Print nothing but the lines from the start of the listing below through the line that contains "import plotly.graph_objects as go". Do not include the pictures.

** START Information provided **

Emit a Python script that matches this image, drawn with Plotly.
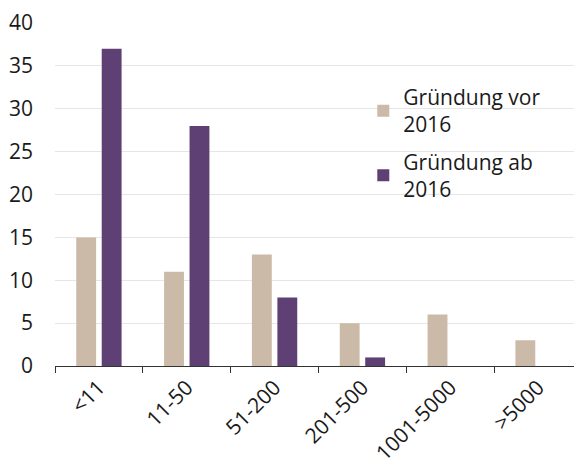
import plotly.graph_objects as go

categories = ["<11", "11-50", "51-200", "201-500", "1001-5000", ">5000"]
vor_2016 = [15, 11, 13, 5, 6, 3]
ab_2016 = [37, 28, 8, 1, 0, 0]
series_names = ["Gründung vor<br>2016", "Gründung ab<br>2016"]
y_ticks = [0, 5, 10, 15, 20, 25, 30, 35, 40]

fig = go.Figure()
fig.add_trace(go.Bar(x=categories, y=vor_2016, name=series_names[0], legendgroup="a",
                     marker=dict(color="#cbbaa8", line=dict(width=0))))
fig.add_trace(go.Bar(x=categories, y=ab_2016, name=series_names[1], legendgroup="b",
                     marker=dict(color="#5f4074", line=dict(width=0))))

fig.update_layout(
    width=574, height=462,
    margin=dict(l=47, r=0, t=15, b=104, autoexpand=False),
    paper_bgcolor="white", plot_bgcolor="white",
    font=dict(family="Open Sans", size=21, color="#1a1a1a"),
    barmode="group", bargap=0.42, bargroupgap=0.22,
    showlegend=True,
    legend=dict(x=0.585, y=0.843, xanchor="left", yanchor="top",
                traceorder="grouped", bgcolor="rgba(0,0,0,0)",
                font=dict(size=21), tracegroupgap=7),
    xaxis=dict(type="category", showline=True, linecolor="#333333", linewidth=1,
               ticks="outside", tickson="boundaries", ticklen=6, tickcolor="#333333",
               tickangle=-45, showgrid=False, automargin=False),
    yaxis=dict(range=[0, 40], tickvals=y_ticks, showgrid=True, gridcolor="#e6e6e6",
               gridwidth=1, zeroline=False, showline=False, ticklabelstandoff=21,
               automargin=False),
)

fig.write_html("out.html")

** END Information provided **

__Complete answer__
Emit a Python script that matches this image, drawn with Plotly.
import plotly.graph_objects as go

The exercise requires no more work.